Time slips away faster than I ever thought it could.
And the truth that sits in my chest more often than I’d like to admit is this—
Gabriel doesn’t really know his Aunt Molly.
Not the way he should.
And that hurts.
It’s the kind of quiet hurt that doesn’t show up during service, or in the middle of a packed dining room, or while I’m speaking at a wine dinner. It waits. It finds me later. In the stillness. In the drive home. In the moments when everything finally slows down.
It makes me question things.
Why am I like this?
Why does work pull me so strongly, even when it costs me something this meaningful?
Because most people wouldn’t choose this.
They’d choose the cabin. The trip. The birthday party. The extra day off.
And sometimes I wonder if the people I love will ever fully understand… or forgive that.

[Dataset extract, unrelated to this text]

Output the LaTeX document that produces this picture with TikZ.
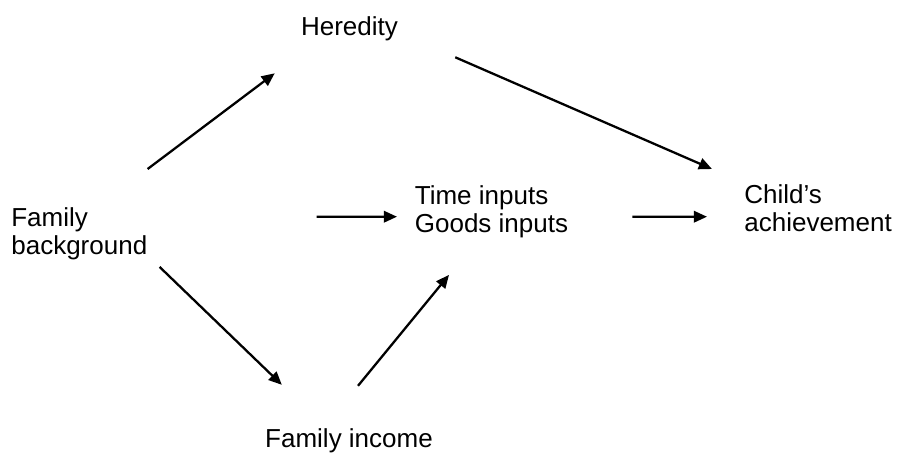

For that, my heart feels heavy.
But I also know this—
The work I’m doing now… it’s not just for today.
It’s for something bigger.
A future that I’m building piece by piece, hour by hour, sacrifice by sacrifice.
Every long night.
Every sore back.
Every difficult guest.
Every mile driven.
Every moment I chose to stay when it would have been easier to leave.
It all adds up to something.
To Molly’s.
To a place where people gather, celebrate, connect.
To a space where intention matters—where the wine comes from real families, where the food is sourced with care, where even the smallest details are thought through… because I care.
Deeply.
If you’ve ever sat at one of my tables…
come to a wine dinner…
shared a meal, a glass, a moment—
then you’ve seen me.
Maybe not in the way my family wishes they could more often…
but in the way I know how to give.
Fully. Honestly. With everything I have.
This is who I am.
Still learning. Still questioning. Still growing.
Working… not just to build a restaurant—
but to build a life that, one day, holds all of it.
With grace, gratitude… and always a little more to give.